The bill was introduced last week and passed in a few days. The territory is now legally allowed to carry that deficit. 

The government tries to break even with fuel spending each year, setting annual gas prices based on how much bulk fuel is purchased in a sealift season. 

But because it's in debt, this bill acts like a Band-Aid. It means the territory won't have to increase gas prices to make that money back faster. 

But Finance Minister George Hickes said the increased debt allowance will only fix part of the government's petroleum problem. 

"It will alleviate some of the pressures for the fiscal year end. But it doesn't solve the issue of being able to purchase fuel as low as possible and sell it as low as possible," he said. 

What his department needs, Hickes said, is to be able to buy more wholesale fuel in bulk. But this sitting, MLAs delayed another bill that would legislate a $100 million credit increase to the government's annual fuel spending limit. 

Hickes said the delay has an "immediate impact on fuel pricing." 

But while Hickes said the legislation is being "over-analyzed," MLAs say they're not about to start pushing paper just so legislation gets passed before the government is dissolved in the fall. 

Chair of the standing committee on legislation and MLA John Main said when regular members delay a bill, they have good reasons. (Sara Frizzell/CBC)

MLAs say they can't rush law-making

With just two sittings left before an October election, John Main, the chair of the standing committee on legislation, said that goes for all bills still before the committee. 

"We can't be expected to rubber stamp pieces of legislation without analyzing them properly, without doing our due diligence, just because there is an election coming up,"  said Main, who represents the riding of Arviat North-Whale Cove. "When we choose not to move forward with a bill, we have a good reason." 

As MLAs focus this sitting on passing next year's operations and maintenance budget, there have been a number of motions made to extend the time frame regular members have to review legislation before bringing it to the house for consideration. 

The members say more time is required to prioritize a review of amendments to the Mental Health Act, which hasn't been updated since Nunavut was part of the Northwest Territories. That bill has been at second reading since October 2019.

Also delayed is legislation that would see a tax placed on alcohol sold in territory. 

And besides the two petroleum related bills, Hickes said he's disappointed by a motion passed to delay review of a bill that would allow the government to contract civilian oversight of serious incidents involving RCMP in Nunavut. 

A public call for civilian oversight of Nunavut's RCMP followed fatalities and reports of excessive use of force. In one high-profile incident last year, a Kinngait man was hit by the door of a moving police truck.

The Ottawa Police Service currently investigates any serious incidents involving Nunavut RCMP, and their reports do not have to be made public. 
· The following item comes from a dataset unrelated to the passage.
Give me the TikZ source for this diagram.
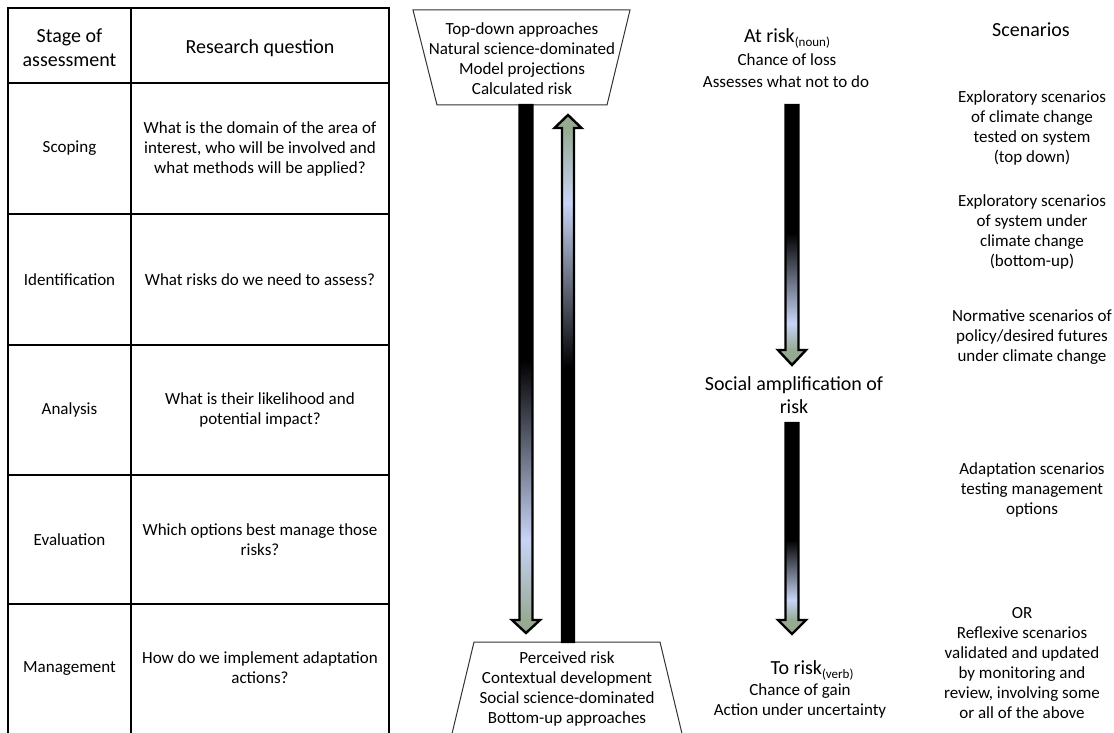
\documentclass[tikz,border=0pt]{standalone}
\usepackage{fontspec}
\setmainfont{Carlito}
\definecolor{ablue}{RGB}{200,212,246}
\definecolor{agreen}{RGB}{150,170,146}
\begin{document}
\begin{tikzpicture}[x=1pt,y=-1pt,
  body/.style={align=center,inner sep=0pt,font=\fontsize{17}{20}\selectfont},
  head/.style={align=center,inner sep=0pt,font=\fontsize{20}{24}\selectfont},
  tbl/.style={line width=2.2pt},
  trap/.style={draw=black!80,line width=1pt,line join=miter},
  aout/.style={draw=black,line width=2.4pt,line join=miter}]
\useasboundingbox (0,0) rectangle (1114,733);
\fill[white] (0,0) rectangle (1114,733);

% ---------- table ----------
\draw[tbl] (8,745) -- (8,8) -- (389,8) -- (389,745);
\draw[tbl] (131,8) -- (131,745);
\foreach \yy in {83,214,345,475,604} \draw[tbl] (8,\yy) -- (389,\yy);

\node[head] (hstage) at (69.5,48) {Stage of\\assessment};
\node[head] (hquest) at (260,48) {Research question};

\node[body] (s1) at (69.5,148.5) {Scoping};
\node[body] (s2) at (69.5,279.5) {Identification};
\node[body] (s3) at (69.5,410) {Analysis};
\node[body] (s4) at (69.5,539.5) {Evaluation};
\node[body] (s5) at (69.5,669) {Management};

\node[body] (q1) at (260,148.5) {What is the domain of the area of\\interest, who will be involved and\\what methods will be applied?};
\node[body] (q2) at (260,279.5) {What risks do we need to assess?};
\node[body] (q3) at (260,410) {What is their likelihood and\\potential impact?};
\node[body] (q4) at (260,539.5) {Which options best manage those\\risks?};
\node[body] (q5) at (260,668) {How do we implement adaptation\\actions?};

% ---------- trapezoids ----------
\draw[trap] (413,10) -- (630,10) -- (607,105) -- (437,105) -- cycle;
\node[body] (toptext) at (522,59) {Top-down approaches\\Natural science-dominated\\Model projections\\Calculated risk};
\draw[trap] (474,642) -- (660,642) -- (684,742) -- (450,742) -- cycle;
\node[body] (bottext) at (567,689) {Perceived risk\\Contextual development\\Social science-dominated\\Bottom-up approaches};

% ---------- left down arrow ----------
\fill[black] (519.5,105) rectangle (532.5,360);
\shade[top color=black,bottom color=ablue] (519.5,360) rectangle (532.5,540);
\shade[top color=ablue,bottom color=agreen] (519.5,540) rectangle (532.5,620);
\fill[agreen] (512,620) -- (526,633) -- (540,620) -- cycle;
\draw[aout] (519.5,105) -- (519.5,620) -- (512,620) -- (526,633) -- (540,620) -- (532.5,620) -- (532.5,105) -- cycle;

% ---------- left up arrow ----------
\fill[black] (562,367) rectangle (574,642);
\shade[top color=ablue,bottom color=black] (562,203) rectangle (574,367);
\shade[top color=agreen,bottom color=ablue] (562,128) rectangle (574,203);
\fill[agreen] (554.5,128) -- (568,115) -- (581.5,128) -- cycle;
\draw[aout] (562,642) -- (562,128) -- (554.5,128) -- (568,115) -- (581.5,128) -- (574,128) -- (574,642) -- cycle;

% ---------- right column ----------
\node[head] (atrisk) at (787,38) {At risk{\fontsize{13}{13}\selectfont\raisebox{-4pt}{(noun)}}};
\node[body] (chloss) at (787,60) {Chance of loss};
\node[body] (assess) at (786,82) {Assesses what not to do};

\fill[black] (785.5,105) rectangle (798.5,233);
\shade[top color=black,bottom color=ablue] (785.5,233) rectangle (798.5,323);
\shade[top color=ablue,bottom color=agreen] (785.5,323) rectangle (798.5,350);
\fill[agreen] (778,350) -- (792,365) -- (806,350) -- cycle;
\draw[aout] (785.5,105) -- (785.5,350) -- (778,350) -- (792,365) -- (806,350) -- (798.5,350) -- (798.5,105) -- cycle;

\node[head,font=\fontsize{20}{23}\selectfont] (social) at (794,395) {Social amplification of\\risk};

\fill[black] (785.5,423) rectangle (798.5,540);
\shade[top color=black,bottom color=ablue] (785.5,540) rectangle (798.5,600);
\shade[top color=ablue,bottom color=agreen] (785.5,600) rectangle (798.5,620);
\fill[agreen] (778,620) -- (792,634) -- (806,620) -- cycle;
\draw[aout] (785.5,423) -- (785.5,620) -- (778,620) -- (792,634) -- (806,620) -- (798.5,620) -- (798.5,423) -- cycle;

\node[head] (torisk) at (812,670) {To risk{\fontsize{13}{13}\selectfont\raisebox{-4pt}{(verb)}}};
\node[body] (chgain) at (800,691) {Chance of gain};
\node[body] (action) at (800,711) {Action under uncertainty};

% ---------- scenarios ----------
\node[head] (scen) at (1031,30) {Scenarios};
\node[body] (sc1) at (1032,128) {Exploratory scenarios\\of climate change\\tested on system\\(top down)};
\node[body] (sc2) at (1032,232) {Exploratory scenarios\\of system under\\climate change\\(bottom-up)};
\node[body] (sc3) at (1032,337) {Normative scenarios of\\policy/desired futures\\under climate change};
\node[body] (sc4) at (1032,490) {Adaptation scenarios\\testing management\\options};
\node[body] (sc5) at (1022,663) {OR\\Reflexive scenarios\\validated and updated\\by monitoring and\\review, involving some\\or all of the above};
\end{tikzpicture}
\end{document}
Iqaluit MLA Adam Arreak Lightstone has been vocal about the need for change. 

"The current practice of police investigating police provides little accountability in the investigation process, especially when the final report is provided to the police themselves and they choose what, if any, portions of the report are to be made public," he said in the assembly. 

But it was Arreak Lightstone who motioned to delay bringing the bill into the house. Members outvoted cabinet to make that happen. 

John Main said he can't elaborate on what the sticking points are with the bill. But he said MLAs have the power to make amendments to legislation when they feel it is needed. 

Bill 53, an Act to Amend the RCMP Agreement Act, does make it so the government can contract civilian oversight, but it doesn't require it.

Hickes said he's concerned the bill will die on the order table.

"When we're looking at civilian oversight, the current act basically prohibits it, so that police and other police forces are investigating our critical incident crimes," he said.

"We have money in the budget to hit the ground running on making sure that those measures are transparent and the investigations are more open to public scrutiny."

Those bills will have to wait until the spring sitting for a chance to come back to the house. The current winter session adjourns on March 16.